■ What needs to be done ■
For the entries below, copy exactly the line that contains "Reproduce this chart with matplotlib." through the line that contains "plt.rcParams['font.family'] = ['Lato', 'DejaVu", both ends included, and exclude all pictures.
-----
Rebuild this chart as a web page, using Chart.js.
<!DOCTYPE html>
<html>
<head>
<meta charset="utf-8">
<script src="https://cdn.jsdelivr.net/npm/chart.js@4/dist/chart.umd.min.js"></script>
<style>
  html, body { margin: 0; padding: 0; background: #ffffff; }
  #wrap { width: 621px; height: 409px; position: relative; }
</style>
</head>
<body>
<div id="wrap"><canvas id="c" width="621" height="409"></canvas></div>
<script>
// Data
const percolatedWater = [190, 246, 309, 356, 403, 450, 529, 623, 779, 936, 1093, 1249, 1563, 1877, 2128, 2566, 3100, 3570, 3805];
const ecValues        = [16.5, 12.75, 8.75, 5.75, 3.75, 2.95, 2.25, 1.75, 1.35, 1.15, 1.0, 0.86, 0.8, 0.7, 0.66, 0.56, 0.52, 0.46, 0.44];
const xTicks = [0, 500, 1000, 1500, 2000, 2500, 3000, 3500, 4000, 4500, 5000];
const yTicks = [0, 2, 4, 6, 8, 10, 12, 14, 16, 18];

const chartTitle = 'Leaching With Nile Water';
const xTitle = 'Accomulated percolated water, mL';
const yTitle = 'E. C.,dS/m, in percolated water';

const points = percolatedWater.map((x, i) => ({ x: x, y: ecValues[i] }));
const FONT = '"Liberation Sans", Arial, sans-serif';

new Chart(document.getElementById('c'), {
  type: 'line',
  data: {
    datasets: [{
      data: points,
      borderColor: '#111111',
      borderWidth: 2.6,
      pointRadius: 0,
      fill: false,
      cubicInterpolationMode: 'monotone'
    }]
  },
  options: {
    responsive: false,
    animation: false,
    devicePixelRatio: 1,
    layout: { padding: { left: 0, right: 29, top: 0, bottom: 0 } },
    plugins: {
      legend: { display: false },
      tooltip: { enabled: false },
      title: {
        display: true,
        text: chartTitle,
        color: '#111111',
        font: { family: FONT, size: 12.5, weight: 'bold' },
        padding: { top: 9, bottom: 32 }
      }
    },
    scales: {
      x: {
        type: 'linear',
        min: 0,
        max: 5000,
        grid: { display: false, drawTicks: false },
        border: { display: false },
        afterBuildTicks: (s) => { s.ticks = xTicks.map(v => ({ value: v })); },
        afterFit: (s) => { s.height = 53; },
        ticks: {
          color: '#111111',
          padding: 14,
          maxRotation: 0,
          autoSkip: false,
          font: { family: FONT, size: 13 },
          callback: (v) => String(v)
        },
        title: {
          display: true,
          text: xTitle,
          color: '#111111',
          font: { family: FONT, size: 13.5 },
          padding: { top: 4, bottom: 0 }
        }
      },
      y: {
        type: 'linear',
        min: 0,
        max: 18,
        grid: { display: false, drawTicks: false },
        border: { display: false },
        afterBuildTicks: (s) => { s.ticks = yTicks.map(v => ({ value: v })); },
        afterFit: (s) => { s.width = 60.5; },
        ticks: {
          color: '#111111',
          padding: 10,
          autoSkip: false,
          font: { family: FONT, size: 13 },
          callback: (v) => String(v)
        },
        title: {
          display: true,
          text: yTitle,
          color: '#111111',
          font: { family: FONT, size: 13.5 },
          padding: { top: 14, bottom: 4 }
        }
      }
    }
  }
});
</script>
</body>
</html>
-----
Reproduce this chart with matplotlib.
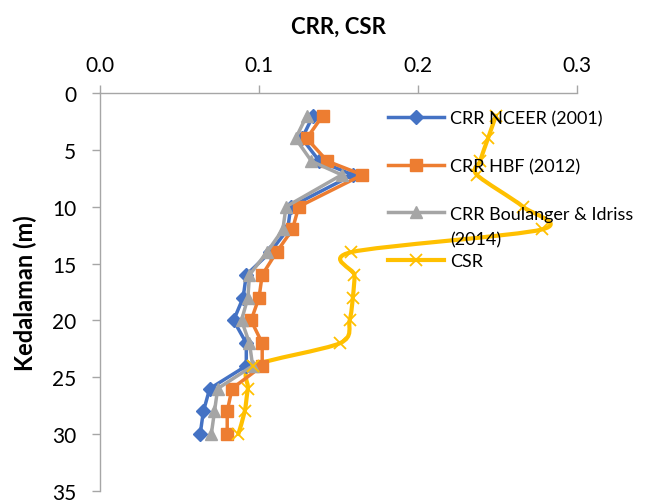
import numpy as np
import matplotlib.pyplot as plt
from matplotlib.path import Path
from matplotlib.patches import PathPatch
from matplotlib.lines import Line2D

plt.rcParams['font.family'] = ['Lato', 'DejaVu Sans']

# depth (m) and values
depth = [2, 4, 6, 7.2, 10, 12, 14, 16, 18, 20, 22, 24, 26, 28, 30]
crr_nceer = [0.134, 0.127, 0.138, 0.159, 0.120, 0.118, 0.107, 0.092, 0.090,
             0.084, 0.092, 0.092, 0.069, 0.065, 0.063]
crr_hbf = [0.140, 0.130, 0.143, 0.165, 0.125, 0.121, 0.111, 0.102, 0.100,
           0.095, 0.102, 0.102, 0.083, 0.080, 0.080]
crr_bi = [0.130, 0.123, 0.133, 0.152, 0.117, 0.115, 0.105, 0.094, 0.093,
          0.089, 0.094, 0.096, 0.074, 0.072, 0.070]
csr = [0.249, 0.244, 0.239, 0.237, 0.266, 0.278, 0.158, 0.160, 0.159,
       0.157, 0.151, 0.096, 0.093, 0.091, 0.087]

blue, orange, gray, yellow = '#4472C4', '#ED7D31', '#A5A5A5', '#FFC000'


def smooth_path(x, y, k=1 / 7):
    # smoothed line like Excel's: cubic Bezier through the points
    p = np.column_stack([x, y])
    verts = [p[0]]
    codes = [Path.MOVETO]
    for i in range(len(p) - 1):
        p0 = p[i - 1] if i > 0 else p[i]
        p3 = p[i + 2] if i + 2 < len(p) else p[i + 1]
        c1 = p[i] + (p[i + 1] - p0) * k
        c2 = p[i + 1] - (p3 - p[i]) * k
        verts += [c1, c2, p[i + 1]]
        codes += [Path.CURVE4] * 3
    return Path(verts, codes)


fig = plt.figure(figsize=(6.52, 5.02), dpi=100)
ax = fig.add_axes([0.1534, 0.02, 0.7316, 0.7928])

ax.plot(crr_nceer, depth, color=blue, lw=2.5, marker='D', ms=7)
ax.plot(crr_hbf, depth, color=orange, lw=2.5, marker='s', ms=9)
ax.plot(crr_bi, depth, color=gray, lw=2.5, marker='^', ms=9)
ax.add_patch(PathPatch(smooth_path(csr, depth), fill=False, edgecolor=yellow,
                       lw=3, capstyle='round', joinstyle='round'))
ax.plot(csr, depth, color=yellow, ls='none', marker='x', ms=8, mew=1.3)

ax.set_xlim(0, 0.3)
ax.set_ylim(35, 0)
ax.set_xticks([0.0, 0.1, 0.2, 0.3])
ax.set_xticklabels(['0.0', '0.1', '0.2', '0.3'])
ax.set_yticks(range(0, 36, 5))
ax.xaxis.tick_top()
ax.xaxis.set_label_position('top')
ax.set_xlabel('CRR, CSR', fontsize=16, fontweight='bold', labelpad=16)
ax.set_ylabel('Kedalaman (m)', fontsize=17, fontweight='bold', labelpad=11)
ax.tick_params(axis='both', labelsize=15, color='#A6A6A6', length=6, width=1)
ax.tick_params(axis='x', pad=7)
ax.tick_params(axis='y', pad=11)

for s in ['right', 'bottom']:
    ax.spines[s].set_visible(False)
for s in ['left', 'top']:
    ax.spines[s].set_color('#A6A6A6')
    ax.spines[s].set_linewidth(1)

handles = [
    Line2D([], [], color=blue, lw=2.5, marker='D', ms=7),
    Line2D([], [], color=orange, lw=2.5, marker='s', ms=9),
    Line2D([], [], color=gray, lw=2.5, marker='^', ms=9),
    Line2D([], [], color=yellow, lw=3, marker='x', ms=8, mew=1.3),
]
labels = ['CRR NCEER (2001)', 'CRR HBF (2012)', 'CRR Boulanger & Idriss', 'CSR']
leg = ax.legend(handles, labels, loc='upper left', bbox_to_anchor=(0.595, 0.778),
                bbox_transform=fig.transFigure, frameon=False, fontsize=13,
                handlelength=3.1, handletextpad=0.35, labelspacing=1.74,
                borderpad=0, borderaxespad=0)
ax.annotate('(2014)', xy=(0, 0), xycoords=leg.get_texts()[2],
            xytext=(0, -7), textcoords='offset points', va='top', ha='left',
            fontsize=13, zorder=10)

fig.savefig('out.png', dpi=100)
-----
■ Solution for this exercise ■
Reproduce this chart with matplotlib.
import numpy as np
import matplotlib.pyplot as plt
from matplotlib.path import Path
from matplotlib.patches import PathPatch
from matplotlib.lines import Line2D

plt.rcParams['font.family'] = ['Lato', 'DejaVu Sans']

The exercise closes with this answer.